I found a small note on a gastronomic festival in Petén, Guatemala’s largest province and with the largest remaining forests.
I’ll sum it up for you
In the spring of 1525, Hernan Cortes (one of the Conquistadors) army en route to Honduras crossed the Petén region, where they were fed by the surrounding jungle; they ate Zapotes. In Tayazal, capitol city of the Itza they were invited by King Canek to a banquet where they ate palmito soup, coshan asado, empanadas de siquinche, tamales, bollitos de chaya, caldo de chayuco, tortillas de ramon mixed with majunches, deer meat, tepezquintle, armadillo, iguana, pizote, mapache, wild boar and different birds meat and local fish and of course frijoles (beans) to finish the meal with a local tobacco cigar.
In 1847, as a result of a war in the Yucatan Peninsula, there was a migration to the Petén lands from the Yucatan, and this came to influence Petén’s gastronomy: Stomach (cow’s) bouillon, gallina en col, gandinga, estofado, salpicon, escabeche de costilla de cerdo (pig’s rib), tepezcuintle en pibil (barbecue), atole de macal, biscotela, longaniza, etc.

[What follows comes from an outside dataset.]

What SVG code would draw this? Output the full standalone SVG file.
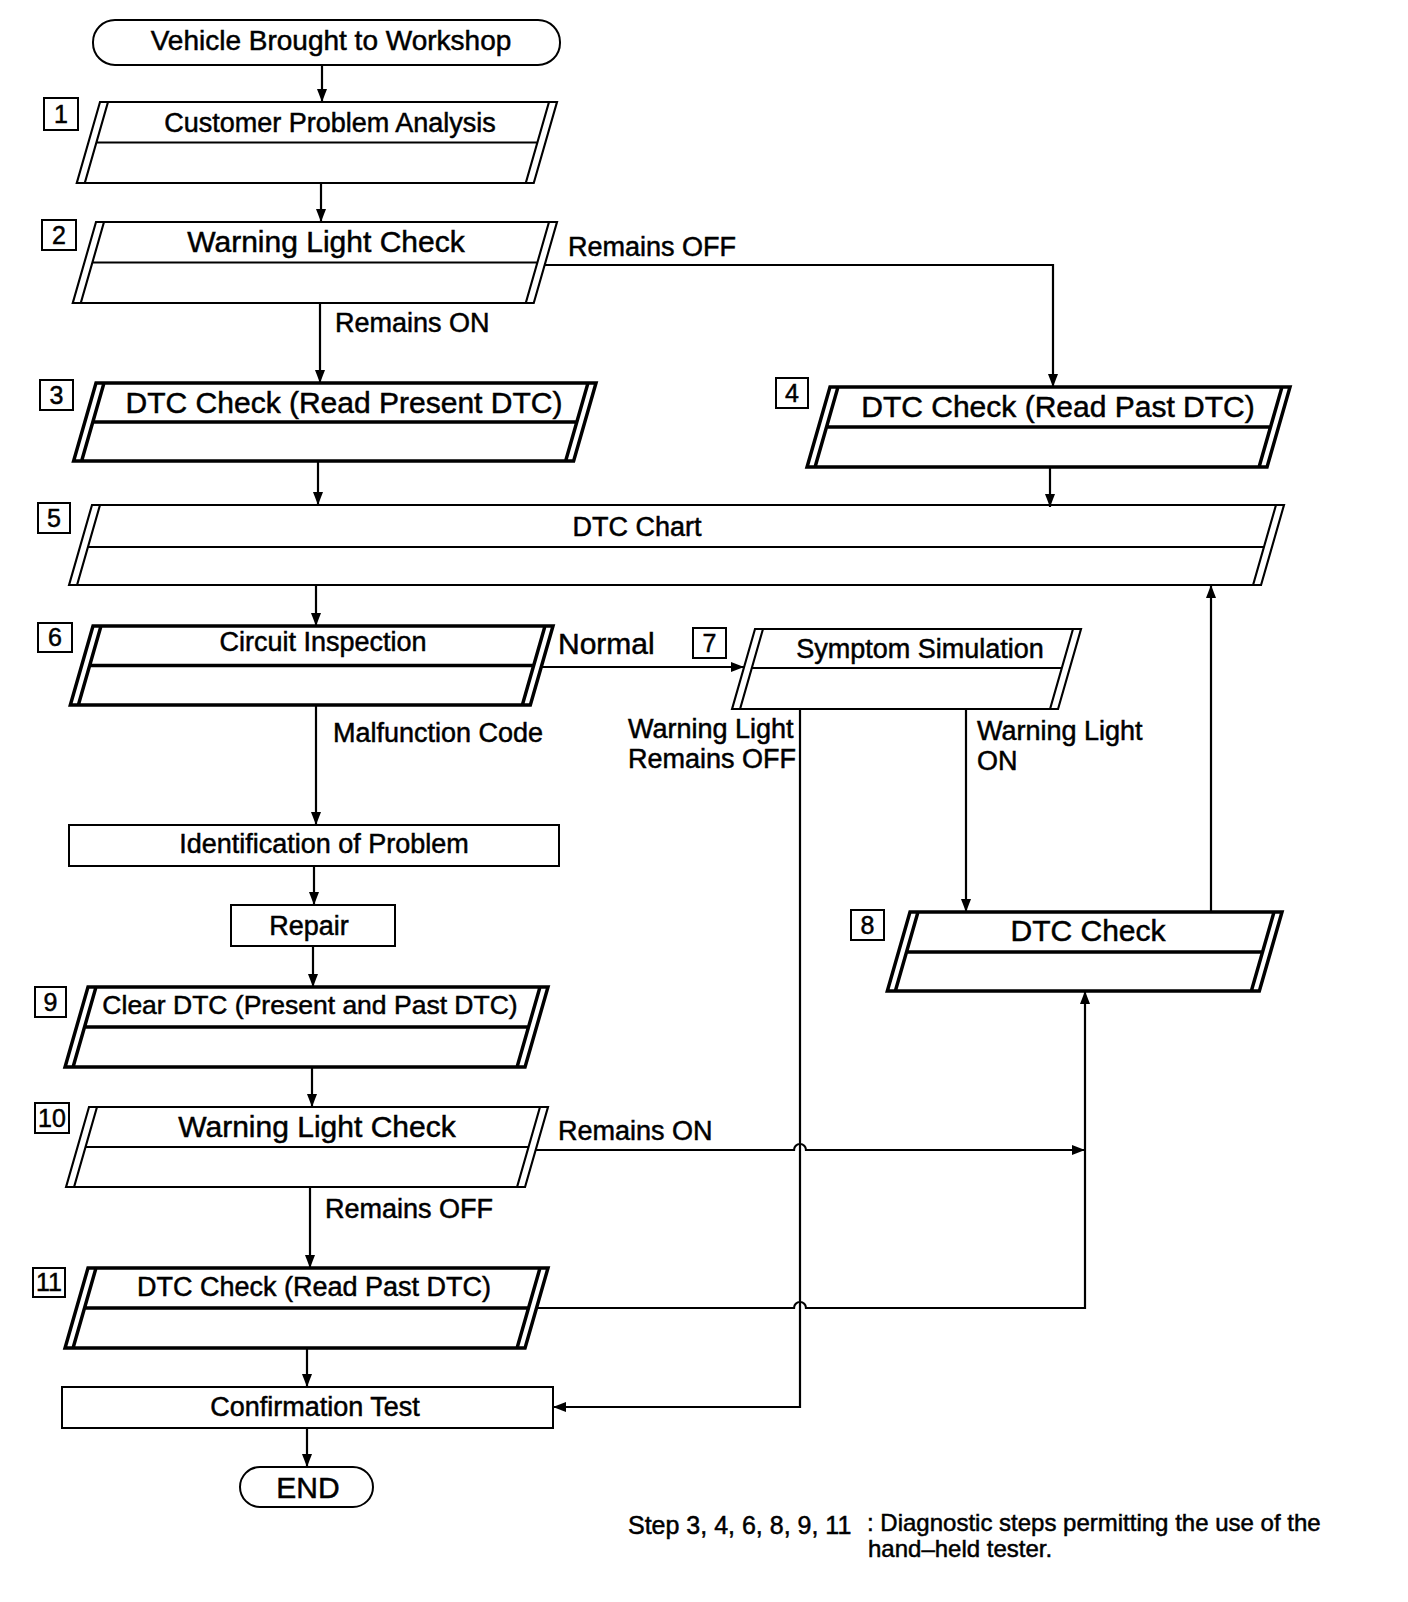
<svg xmlns="http://www.w3.org/2000/svg" width="1408" height="1602" viewBox="0 0 1408 1602">
<style>
text{font-family:"Liberation Sans",Arial,sans-serif;fill:#000;stroke:#000;stroke-width:0.5}
.t27{font-size:27px}
.t30{font-size:30px}
.c{text-anchor:middle}
.pg{fill:none;stroke:#000;stroke-width:2.2;stroke-linejoin:miter}
.pgb{fill:none;stroke:#000;stroke-width:3.6;stroke-linejoin:miter}
.box{fill:#fff;stroke:#000;stroke-width:2}
.num{fill:none;stroke:#000;stroke-width:2}
.nt{font-size:25px;text-anchor:middle}
.cn{fill:none;stroke:#000;stroke-width:2.2}
</style>
<defs>
<marker id="ah" markerUnits="userSpaceOnUse" markerWidth="14" markerHeight="10" refX="13" refY="5" orient="auto">
<path d="M0,0 L13,5 L0,10 Z" fill="#000"/>
</marker>
</defs>
<rect width="1408" height="1602" fill="#fff"/>

<g id="connectors">
<path class="cn" d="M322,65 V102" marker-end="url(#ah)"/>
<path class="cn" d="M321,183 V222" marker-end="url(#ah)"/>
<path class="cn" d="M320,303 V383" marker-end="url(#ah)"/>
<path class="cn" d="M545,265 H1053 V387" marker-end="url(#ah)"/>
<path class="cn" d="M318,461 V505" marker-end="url(#ah)"/>
<path class="cn" d="M1050,467 V507" marker-end="url(#ah)"/>
<path class="cn" d="M316,585 V626" marker-end="url(#ah)"/>
<path class="cn" d="M541,667 H744" marker-end="url(#ah)"/>
<path class="cn" d="M316,705 V825" marker-end="url(#ah)"/>
<path class="cn" d="M314,866 V905" marker-end="url(#ah)"/>
<path class="cn" d="M313,946 V987" marker-end="url(#ah)"/>
<path class="cn" d="M312,1067 V1107" marker-end="url(#ah)"/>
<path class="cn" d="M310,1187 V1268" marker-end="url(#ah)"/>
<path class="cn" d="M307,1348 V1387" marker-end="url(#ah)"/>
<path class="cn" d="M307,1428 V1467" marker-end="url(#ah)"/>
<path class="cn" d="M966,709 V912" marker-end="url(#ah)"/>
<path class="cn" d="M1211,912 V585" marker-end="url(#ah)"/>
<path class="cn" d="M800,709 V1407 H553" marker-end="url(#ah)"/>
<path class="cn" d="M536,1150 H794 A6,6 0 0 1 806,1150 H1085" marker-end="url(#ah)"/>
<path class="cn" d="M536,1308 H794 A6,6 0 0 1 806,1308 H1085 V991" marker-end="url(#ah)"/>
</g>

<g id="start">
<rect class="box" x="93" y="20" width="467" height="45" rx="22" ry="22"/>
<text class="c" x="331" y="50" style="font-size:28px">Vehicle Brought to Workshop</text>
</g>

<g id="n1">
<rect class="num" x="44" y="98" width="34" height="32"/>
<text class="nt" x="61" y="123">1</text>
<g transform="translate(100,102) skewX(-16)">
<path class="pg" d="M0,0 H457 V81 H0 Z M8,0 V81 M449,0 V81 M8,40.5 H449"/>
</g>
<text class="t27 c" x="330" y="132">Customer Problem Analysis</text>
</g>

<g id="n2">
<rect class="num" x="42" y="220" width="34" height="30"/>
<text class="nt" x="59" y="244">2</text>
<g transform="translate(96,222) skewX(-16)">
<path class="pg" d="M0,0 H461 V81 H0 Z M8,0 V81 M453,0 V81 M8,40.5 H453"/>
</g>
<text class="t30 c" x="326" y="252">Warning Light Check</text>
</g>

<g id="n3">
<rect class="num" x="40" y="380" width="33" height="30"/>
<text class="nt" x="56.5" y="404">3</text>
<g transform="translate(96,383) skewX(-16)">
<path class="pgb" d="M0,0 H500 V78 H0 Z M8,0 V78 M492,0 V78 M8,39 H492"/>
</g>
<text class="t30 c" x="344" y="413">DTC Check (Read Present DTC)</text>
</g>

<g id="n4">
<rect class="num" x="776" y="378" width="32" height="30"/>
<text class="nt" x="792" y="402">4</text>
<g transform="translate(830,387) skewX(-16)">
<path class="pgb" d="M0,0 H460 V80 H0 Z M8,0 V80 M452,0 V80 M8,40 H452"/>
</g>
<text class="t30 c" x="1058" y="417">DTC Check (Read Past DTC)</text>
</g>

<g id="n5">
<rect class="num" x="38" y="503" width="32" height="30"/>
<text class="nt" x="54" y="527">5</text>
<g transform="translate(92,505) skewX(-16)">
<path class="pg" d="M0,0 H1192 V80 H0 Z M8,0 V80 M1184,0 V80 M8,42 H1184"/>
</g>
<text class="t27 c" x="637" y="536">DTC Chart</text>
</g>

<g id="n6">
<rect class="num" x="38" y="623" width="34" height="29"/>
<text class="nt" x="55" y="646">6</text>
<g transform="translate(93,626) skewX(-16)">
<path class="pgb" d="M0,0 H460 V79 H0 Z M8,0 V79 M452,0 V79 M8,39.5 H452"/>
</g>
<text class="t27 c" x="323" y="651">Circuit Inspection</text>
</g>

<g id="n7">
<rect class="num" x="693" y="628" width="33" height="30"/>
<text class="nt" x="709.5" y="652">7</text>
<g transform="translate(755,629) skewX(-16)">
<path class="pg" d="M0,0 H326 V80 H0 Z M8,0 V80 M318,0 V80 M8,39 H318"/>
</g>
<text class="t27 c" x="920" y="658">Symptom Simulation</text>
</g>

<g id="n8">
<rect class="num" x="851" y="910" width="33" height="30"/>
<text class="nt" x="867.5" y="934">8</text>
<g transform="translate(910,912) skewX(-16)">
<path class="pgb" d="M0,0 H372 V79 H0 Z M8,0 V79 M364,0 V79 M8,40 H364"/>
</g>
<text class="t30 c" x="1088" y="941">DTC Check</text>
</g>

<g id="identification">
<rect class="box" x="69" y="825" width="490" height="41"/>
<text class="t27 c" x="324" y="853">Identification of Problem</text>
</g>

<g id="repair">
<rect class="box" x="231" y="905" width="164" height="41"/>
<text class="t27 c" x="309" y="935">Repair</text>
</g>

<g id="n9">
<rect class="num" x="35" y="987" width="31" height="30"/>
<text class="nt" x="50.5" y="1011">9</text>
<g transform="translate(88,987) skewX(-16)">
<path class="pgb" d="M0,0 H460 V80 H0 Z M8,0 V80 M452,0 V80 M8,40 H452"/>
</g>
<text class="c" x="310" y="1014" style="font-size:26.5px">Clear DTC (Present and Past DTC)</text>
</g>

<g id="n10">
<rect class="num" x="35" y="1103" width="34" height="30"/>
<text class="nt" x="52" y="1127">10</text>
<g transform="translate(89,1107) skewX(-16)">
<path class="pg" d="M0,0 H459 V80 H0 Z M8,0 V80 M451,0 V80 M8,40 H451"/>
</g>
<text class="t30 c" x="317" y="1137">Warning Light Check</text>
</g>

<g id="n11">
<rect class="num" x="33" y="1268" width="32" height="29"/>
<text class="nt" x="49" y="1291">11</text>
<g transform="translate(88,1268) skewX(-16)">
<path class="pgb" d="M0,0 H460 V80 H0 Z M8,0 V80 M452,0 V80 M8,40 H452"/>
</g>
<text class="t27 c" x="314" y="1296">DTC Check (Read Past DTC)</text>
</g>

<g id="confirmation">
<rect class="box" x="62" y="1387" width="491" height="41"/>
<text class="t27 c" x="315" y="1416">Confirmation Test</text>
</g>

<g id="end">
<rect class="box" x="240" y="1467" width="133" height="40" rx="20" ry="20"/>
<text class="t30 c" x="308" y="1498">END</text>
</g>

<g id="labels">
<text class="t27" x="568" y="256">Remains OFF</text>
<text class="t27" x="335" y="332">Remains ON</text>
<text class="t30" x="558" y="654">Normal</text>
<text class="t27" x="333" y="742">Malfunction Code</text>
<text class="t27" x="628" y="738">Warning Light</text>
<text class="t27" x="628" y="768">Remains OFF</text>
<text class="t27" x="977" y="740">Warning Light</text>
<text class="t27" x="977" y="770">ON</text>
<text class="t27" x="558" y="1140">Remains ON</text>
<text class="t27" x="325" y="1218">Remains OFF</text>
</g>

<g id="note">
<text x="628" y="1534" style="font-size:25px">Step 3, 4, 6, 8, 9, 11</text>
<text x="867" y="1531" style="font-size:24px">: Diagnostic steps permitting the use of the</text>
<text x="868" y="1557" style="font-size:24px">hand–held tester.</text>
</g>
</svg>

This 7 December, in the towns of Flores, and San Francisco, Petén, there is a gastronomic festival called Las Mesitas, where you can find all kinds of these regional dishes and drinks.
From Guatemala’s news paper Prensa Libre.
The only thing I have to regret is not having known about this gastronomic festival last December I was in Petén.
For sure I will not miss this one. Who’s coming!?
Yesterday was Guatemala’s first Shuco eating contest.
What are shucos? Shucos are a variation of hot dogs; they are much larger and are prepared with different meats and or cold cuts.
Shuco is a Guatemalan slang word for dirty, and there is a story behind the name.
A young female who used to frequent this area of Guatemala City, where shucos are sold in every corner, was once invited to try them “hot dogs” or “panes”, she replied with disgust: I’m not eating that, they are so “shucos” dirty!
Every time she was in the area, the people who sold them shucos asked her if she wanted to try them shucos, and eventually she decided to try them and she loved them! From them on the name Shuco was used to refer to them.
It was a difficult fight! The winner ended up eating ten of these fully loaded shucos. There were 10 people on second places, they managed to eat 9 of them.
How many can you handle?
Oh, by the way, shucos for the contest came fully loaded with steamed cabbage, guacamole, mayonnaise, mustard and the sausages.